Released a little over a year after the release of Red and Green, the Pokémon anime exists in the same way many other branches of the series do. Born on the Game Boy, the first Pokémon games were ripe for exploration and extrapolation. Their design allowed them to feel bigger than the tiny screen that had captured them, and so other Pokémon ideas were dedicated to bringing those details to life outside of the mind of the gamer. One of the boons to Pokémon's nascent months was the rampant fascination over Mew, the mythic #151 in a the rigid structure of 150, and the ability to warp the game and trick its code in order to acquire it meant that Pokémon was destined for a lifetime of fans digging outside the scope of the games' horizon. There had to be more.
All images via Pokemon TV
As such, things like the anime aren't necessarily strict retellings of the games' story but wider brush strokes on its canvas. What does the Pokémon world look like in vivid color rather than 8-bit black, white, and grey? How do the creatures move? What do they sound like? How do they interact with the world? How does the world interact with them? The answers to this obviously differ across the mediums — the bounds realized in the popular Pokémon Adventures manga are different than those in the anime, which is different than the ones in the games. However, they're all attempts to fill in shades. The "Gotta catch 'em all" mantra that was seen just as frequently as the series' title in its early years served a triple purpose: Catch them all in the game, catch them all in the stores, catch them all in your mind. Watching the anime after you played the games changed how you saw both, the picture coagulating into a broader experience that most franchises can only dream about.
When the show came to America, it debuted a few weeks before the games, serving as both a test run and a sample of the "Pokemania" to come. Fear over children shunning anime and JRPGs was quickly replaced by enthusiasm as Nintendo of America and 4KIds watched the young audience go bananas over Ash Ketchum. The anime helped drive kids to the games, not in an attempt to replicate Ash but to discover just what he was so interested in.

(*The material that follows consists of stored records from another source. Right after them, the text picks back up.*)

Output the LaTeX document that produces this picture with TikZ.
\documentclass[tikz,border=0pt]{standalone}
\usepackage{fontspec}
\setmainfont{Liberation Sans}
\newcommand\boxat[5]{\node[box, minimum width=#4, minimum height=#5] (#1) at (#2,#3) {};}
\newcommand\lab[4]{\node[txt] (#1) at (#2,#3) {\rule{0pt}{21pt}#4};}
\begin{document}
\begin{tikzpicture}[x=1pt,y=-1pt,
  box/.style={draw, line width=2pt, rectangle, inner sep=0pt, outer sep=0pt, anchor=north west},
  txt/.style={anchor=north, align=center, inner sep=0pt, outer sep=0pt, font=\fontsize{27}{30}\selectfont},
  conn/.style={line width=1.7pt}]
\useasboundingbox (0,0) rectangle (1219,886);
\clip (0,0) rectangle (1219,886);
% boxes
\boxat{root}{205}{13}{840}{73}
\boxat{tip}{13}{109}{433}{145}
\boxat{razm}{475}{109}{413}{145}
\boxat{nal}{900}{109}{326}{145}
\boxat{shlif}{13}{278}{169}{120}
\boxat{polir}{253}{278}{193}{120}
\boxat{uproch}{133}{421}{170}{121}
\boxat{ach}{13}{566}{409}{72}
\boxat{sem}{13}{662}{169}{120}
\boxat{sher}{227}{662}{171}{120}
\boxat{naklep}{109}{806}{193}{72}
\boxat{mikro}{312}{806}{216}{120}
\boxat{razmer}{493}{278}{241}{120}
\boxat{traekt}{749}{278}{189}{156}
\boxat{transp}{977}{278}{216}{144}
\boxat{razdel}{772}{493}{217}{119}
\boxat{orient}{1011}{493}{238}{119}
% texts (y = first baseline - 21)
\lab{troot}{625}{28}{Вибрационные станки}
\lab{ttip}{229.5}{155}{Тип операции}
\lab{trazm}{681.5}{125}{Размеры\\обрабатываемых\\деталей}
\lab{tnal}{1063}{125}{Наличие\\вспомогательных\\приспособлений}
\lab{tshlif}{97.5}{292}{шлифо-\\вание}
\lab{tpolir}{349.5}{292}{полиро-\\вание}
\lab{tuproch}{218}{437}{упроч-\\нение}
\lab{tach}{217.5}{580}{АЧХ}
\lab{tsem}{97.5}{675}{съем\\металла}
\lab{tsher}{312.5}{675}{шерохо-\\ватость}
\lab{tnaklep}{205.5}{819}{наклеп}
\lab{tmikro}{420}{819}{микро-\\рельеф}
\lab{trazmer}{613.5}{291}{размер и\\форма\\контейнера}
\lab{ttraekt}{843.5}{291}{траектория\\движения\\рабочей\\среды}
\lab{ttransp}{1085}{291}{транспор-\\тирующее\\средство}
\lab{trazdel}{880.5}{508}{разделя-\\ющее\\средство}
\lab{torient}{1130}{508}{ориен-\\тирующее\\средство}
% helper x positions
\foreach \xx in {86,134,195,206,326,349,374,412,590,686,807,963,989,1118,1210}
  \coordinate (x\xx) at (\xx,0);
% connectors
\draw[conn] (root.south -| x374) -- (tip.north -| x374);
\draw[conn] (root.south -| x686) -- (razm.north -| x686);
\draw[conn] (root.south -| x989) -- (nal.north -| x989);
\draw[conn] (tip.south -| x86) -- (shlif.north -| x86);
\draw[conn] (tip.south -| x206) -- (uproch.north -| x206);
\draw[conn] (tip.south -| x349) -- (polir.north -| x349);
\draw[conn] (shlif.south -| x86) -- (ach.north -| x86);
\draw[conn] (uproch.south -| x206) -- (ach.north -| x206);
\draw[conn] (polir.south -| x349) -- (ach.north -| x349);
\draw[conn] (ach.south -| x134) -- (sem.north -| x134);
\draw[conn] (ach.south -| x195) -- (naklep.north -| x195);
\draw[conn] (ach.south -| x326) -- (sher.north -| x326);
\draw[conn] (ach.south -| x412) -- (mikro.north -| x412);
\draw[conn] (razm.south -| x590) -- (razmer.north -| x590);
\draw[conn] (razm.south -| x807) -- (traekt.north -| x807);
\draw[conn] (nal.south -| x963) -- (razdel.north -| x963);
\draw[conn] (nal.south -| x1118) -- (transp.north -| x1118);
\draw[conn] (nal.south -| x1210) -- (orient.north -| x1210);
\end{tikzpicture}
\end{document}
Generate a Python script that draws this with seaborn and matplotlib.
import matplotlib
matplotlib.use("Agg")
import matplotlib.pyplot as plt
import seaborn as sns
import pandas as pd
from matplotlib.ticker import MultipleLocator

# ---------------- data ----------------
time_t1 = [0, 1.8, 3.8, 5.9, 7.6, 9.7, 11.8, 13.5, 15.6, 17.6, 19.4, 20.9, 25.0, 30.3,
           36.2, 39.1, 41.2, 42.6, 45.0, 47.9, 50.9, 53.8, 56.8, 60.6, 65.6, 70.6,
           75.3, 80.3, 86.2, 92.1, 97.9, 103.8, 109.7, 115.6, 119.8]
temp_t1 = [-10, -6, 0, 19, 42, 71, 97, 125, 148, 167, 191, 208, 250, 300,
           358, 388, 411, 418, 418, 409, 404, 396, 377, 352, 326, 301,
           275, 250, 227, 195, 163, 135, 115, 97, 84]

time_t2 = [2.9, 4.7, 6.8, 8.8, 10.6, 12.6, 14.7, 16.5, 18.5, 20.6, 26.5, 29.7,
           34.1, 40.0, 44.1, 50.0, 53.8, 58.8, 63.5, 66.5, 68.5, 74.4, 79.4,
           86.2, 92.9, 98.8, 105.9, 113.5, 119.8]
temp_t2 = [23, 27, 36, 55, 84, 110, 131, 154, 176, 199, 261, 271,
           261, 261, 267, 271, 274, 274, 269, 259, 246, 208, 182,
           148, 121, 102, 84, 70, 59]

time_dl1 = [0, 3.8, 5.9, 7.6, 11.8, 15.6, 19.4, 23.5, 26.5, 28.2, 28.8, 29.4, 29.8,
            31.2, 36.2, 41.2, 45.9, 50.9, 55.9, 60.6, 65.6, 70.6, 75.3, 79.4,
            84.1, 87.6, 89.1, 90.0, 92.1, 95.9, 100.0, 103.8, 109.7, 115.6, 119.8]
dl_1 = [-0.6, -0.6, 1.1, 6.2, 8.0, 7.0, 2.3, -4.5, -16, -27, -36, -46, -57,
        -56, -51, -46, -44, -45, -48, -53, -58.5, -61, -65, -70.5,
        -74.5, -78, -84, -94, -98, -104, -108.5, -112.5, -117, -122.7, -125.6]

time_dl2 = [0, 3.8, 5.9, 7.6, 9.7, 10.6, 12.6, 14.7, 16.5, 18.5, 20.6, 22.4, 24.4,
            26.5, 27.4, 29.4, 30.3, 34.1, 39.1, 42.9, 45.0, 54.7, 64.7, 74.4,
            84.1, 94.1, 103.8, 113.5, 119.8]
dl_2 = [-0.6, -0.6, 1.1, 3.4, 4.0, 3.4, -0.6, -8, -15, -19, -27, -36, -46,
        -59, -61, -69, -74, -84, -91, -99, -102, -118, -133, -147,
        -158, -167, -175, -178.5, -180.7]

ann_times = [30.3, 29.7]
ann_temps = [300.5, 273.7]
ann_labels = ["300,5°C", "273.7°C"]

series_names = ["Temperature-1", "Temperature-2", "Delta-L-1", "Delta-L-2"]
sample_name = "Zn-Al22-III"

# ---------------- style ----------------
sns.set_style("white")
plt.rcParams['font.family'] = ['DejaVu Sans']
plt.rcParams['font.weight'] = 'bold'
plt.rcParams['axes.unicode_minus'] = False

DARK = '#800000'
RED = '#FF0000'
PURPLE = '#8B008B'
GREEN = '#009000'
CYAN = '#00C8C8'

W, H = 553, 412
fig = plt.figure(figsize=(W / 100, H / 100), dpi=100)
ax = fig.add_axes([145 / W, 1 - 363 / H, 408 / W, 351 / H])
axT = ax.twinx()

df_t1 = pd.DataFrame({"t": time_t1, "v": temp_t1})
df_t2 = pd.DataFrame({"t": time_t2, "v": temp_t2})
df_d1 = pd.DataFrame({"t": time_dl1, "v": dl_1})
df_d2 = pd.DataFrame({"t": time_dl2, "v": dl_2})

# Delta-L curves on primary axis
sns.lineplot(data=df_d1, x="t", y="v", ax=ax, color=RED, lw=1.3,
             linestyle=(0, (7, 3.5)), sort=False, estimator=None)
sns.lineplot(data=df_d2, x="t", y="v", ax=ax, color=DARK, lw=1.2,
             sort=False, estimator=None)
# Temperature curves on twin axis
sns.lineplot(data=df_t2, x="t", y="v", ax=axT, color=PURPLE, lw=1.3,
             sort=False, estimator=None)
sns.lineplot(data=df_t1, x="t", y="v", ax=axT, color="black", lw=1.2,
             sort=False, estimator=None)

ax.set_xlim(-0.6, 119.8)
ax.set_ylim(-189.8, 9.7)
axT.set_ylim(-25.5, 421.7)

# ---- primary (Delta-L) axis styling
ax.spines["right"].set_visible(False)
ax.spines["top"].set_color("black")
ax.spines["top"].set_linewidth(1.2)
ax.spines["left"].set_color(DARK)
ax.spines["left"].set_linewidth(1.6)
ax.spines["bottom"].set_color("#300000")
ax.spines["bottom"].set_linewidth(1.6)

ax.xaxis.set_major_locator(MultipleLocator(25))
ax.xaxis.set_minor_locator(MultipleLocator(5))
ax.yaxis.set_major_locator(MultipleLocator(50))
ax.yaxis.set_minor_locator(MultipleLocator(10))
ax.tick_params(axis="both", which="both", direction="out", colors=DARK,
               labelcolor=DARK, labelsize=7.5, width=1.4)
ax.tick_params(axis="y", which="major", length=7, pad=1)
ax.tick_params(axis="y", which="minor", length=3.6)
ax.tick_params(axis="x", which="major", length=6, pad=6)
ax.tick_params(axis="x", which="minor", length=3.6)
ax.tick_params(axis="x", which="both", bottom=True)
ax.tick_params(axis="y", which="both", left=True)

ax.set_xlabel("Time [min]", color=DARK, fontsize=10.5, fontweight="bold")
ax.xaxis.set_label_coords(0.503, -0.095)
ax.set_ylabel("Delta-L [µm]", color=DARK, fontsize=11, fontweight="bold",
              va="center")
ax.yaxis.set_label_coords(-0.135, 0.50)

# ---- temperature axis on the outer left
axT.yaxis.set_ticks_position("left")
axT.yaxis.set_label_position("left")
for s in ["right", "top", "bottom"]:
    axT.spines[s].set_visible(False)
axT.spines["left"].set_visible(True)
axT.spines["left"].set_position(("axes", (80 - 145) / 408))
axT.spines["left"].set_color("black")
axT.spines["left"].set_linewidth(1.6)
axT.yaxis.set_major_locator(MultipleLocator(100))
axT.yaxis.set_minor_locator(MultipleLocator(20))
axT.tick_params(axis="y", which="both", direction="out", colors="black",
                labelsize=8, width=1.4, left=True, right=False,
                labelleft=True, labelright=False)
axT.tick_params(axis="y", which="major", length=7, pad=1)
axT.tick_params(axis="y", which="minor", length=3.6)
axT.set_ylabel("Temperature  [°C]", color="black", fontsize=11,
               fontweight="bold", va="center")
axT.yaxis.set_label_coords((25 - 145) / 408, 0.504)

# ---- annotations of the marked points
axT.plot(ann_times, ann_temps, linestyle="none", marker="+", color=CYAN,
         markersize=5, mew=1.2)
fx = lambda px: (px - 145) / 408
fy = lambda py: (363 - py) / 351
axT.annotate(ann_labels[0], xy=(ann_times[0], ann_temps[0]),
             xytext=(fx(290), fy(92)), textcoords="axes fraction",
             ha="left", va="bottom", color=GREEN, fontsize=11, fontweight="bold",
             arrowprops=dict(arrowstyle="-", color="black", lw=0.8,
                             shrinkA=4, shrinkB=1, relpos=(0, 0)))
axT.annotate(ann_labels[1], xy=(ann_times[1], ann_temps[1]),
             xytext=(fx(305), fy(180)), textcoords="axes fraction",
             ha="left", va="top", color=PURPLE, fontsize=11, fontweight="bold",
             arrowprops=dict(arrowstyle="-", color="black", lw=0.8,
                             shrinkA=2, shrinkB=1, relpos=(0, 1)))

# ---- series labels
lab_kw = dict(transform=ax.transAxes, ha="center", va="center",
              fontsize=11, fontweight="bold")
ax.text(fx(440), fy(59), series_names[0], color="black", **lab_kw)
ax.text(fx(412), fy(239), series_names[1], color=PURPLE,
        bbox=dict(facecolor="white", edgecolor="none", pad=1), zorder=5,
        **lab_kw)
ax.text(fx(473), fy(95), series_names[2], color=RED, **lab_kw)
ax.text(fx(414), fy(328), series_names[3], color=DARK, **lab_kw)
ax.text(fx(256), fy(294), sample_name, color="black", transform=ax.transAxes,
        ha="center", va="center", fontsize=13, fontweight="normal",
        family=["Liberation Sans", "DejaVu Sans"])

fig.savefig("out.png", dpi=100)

It's in this that Satoshi/Ash Kecthum's true purpose was revealed. As a character, Ash Ketchum is a template for a child around his age — excited, obsessive about his interests, prone to making mistakes, and always trying to do better. He isn't a deep character, but he is a very inviting one if you're a kid first dipping your toes in the Pikachu pool. He will never outdo you or outshine you, but is instead an indefinite youth. The Pokémon universe is massive and Ash served as a friend instead of a guide. Every new generation of fan finds him this way, beckoning them into a world that he's just as excited about as they are.
Each new series is both a continuation and a pseudo-reboot, pulling double duty for new and long-term devotees of the series. Whether it's done its job well in this regard is an opinion that varies wildly from person to person. But considering its 25-year lifespan and the way it pushed Ash Ketchum into the pantheon of Pokémon icons means that, more often than not, fans at least have a soft spot for him. Because at one point, he was them.
Whether you view it as a current watcher or through a lens of nostalgia, it's undeniable that the Pokémon anime's role in the franchise's wider growth was crucial. As I said, many popular things get adaptations, but it's rare for them to have a lasting impact. They exist to hang on to the source material and to gather the spoils in its wake. The Pokémon anime is most certainly built on the notoriety of the games, but what it evolved into has made it a little special — a pass to greater access into the world that Pokémon lovers adored. In that way, it was made better and it made the outlook of the games and the fictional world they presented a little brighter. "You teach me and I'll teach you."